Canadians Tessa Virtue and Scott Moir might be the greatest of all ice dancers. France's Gabriella Papadakis and Guillaume Cizeron likely are their biggest challengers at the Pyeongchang Olympics.
Still, the power in ice dance lies in the United States.
American champions Madison Hubbell and Zachary Donohue stood third after the free dance Monday. Their margin over teammates Maia and Alex Shibutani was virtually no margin at all: two-hundredths of a point. In seventh place, despite her skating with a reinjured right foot, were Madison Chock and Evan Bates.
While all three could be too far behind to grab gold — don't tell the Shibutanis that — a spot on the podium for the fourth straight Olympics is quite attainable.
As for that gold, the brother/sister combination Shibutanis (yes, the Shib Sibs) aren't shying away from a nearly six-point deficit to Virtue and Moir, the 2010 Olympic champions and 2014 silver medalists who broke their own short dance record with a 83.67 score.
"They breathe the same air as anyone, unless science has come up with something I don't know about," Alex said with a chuckle. "We've been on the same podiums with them, and we've beaten (the French) at some competitions. We're really darn good when we are the best we can be. I don't feel intimidated and I know Maia feels the same."
"We believe our best can be the best," she added.
It will take some doing for the Shibutanis to get that high, or even to the silver medal for which they trailed by 4.2 points.

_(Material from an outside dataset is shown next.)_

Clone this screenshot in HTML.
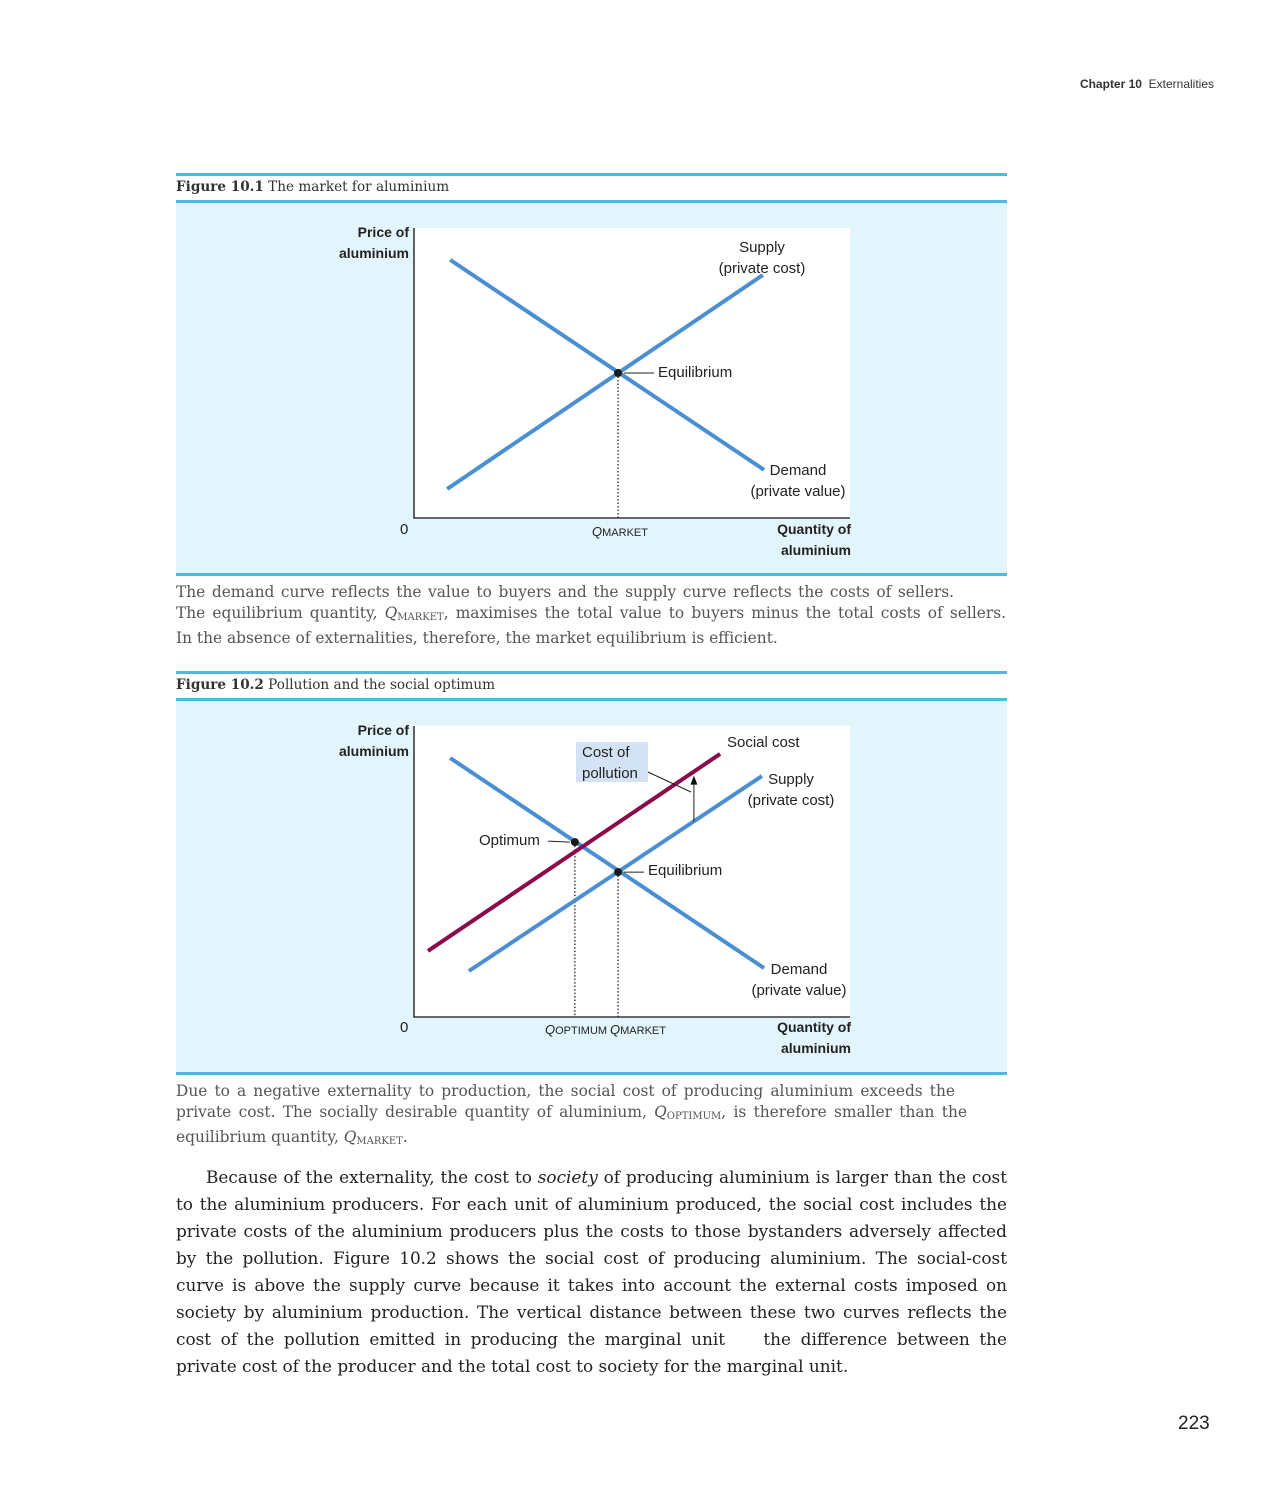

But they certainly were in range of third place.
That spot belonged to Hubbell and Donohue, who after years of chasing the other two U.S. couples won the national title in January. There was plenty of satisfaction for them after as good a performance on the international stage as they've managed.
"We've been preparing for this for many years, and we're thankful for our coaching staff who could prepare us the best as possible," said Hubbell, who with Donohue trains in Montreal with the same coaches as the Canadian and French teams. "But there's really no getting ready for how it's going to feel for being at the Olympics.
"I think it was a balancing act for us, being really emotional and full of gratitude, but also staying focused and doing our job. It was an incredible experience and I can't wait to get back on the ice tomorrow; we're really proud of what we were able to do."
So were the Shibutanis, whose marks were hurt by mistakes the judges found in their rhumba portion; all short dances this season are required to be to Latin music.
Three-time world championship medalists and twice the U.S. champs, the Shibutanis have a stronger international resume than the other American duos. They were ninth at the Sochi Games when they had just begun working their way up the standings.
"We feel so good with what we laid out on Olympic ice," Maia Shibutani said. "Our goal is to be on the podium, and to skate our best is all we can do, and we feel we did that."
Chock and Bates couldn't do so after she hurt her right foot in the final 30 seconds of the warmup. Chock dealt with a loose bone fragment, but performed well enough to make the Olympic squad.
She said she aggravated it on the same maneuver with which she first hurt it months ago.
"The adrenaline kicked in today and that really helped, but it was a bit sore," said Chock, who quickly took off her skates backstage after the program. "We will manage it well and train based on how much my foot can handle."
Meryl Davis and Charlie White won gold ahead of Virtue and Moir in Sochi. Four years before that, their top two finishes were reversed.
In 2006 at the Turin Games, Tanith Belbin and Ben Agosto won silver.
For years before that, ice dance was a fourth wheel in U.S. figure skating. That's certainly changed.
"With the level of competition we have," Hubbell said, "it prepares you for what you see at the Olympics. We're all prepared."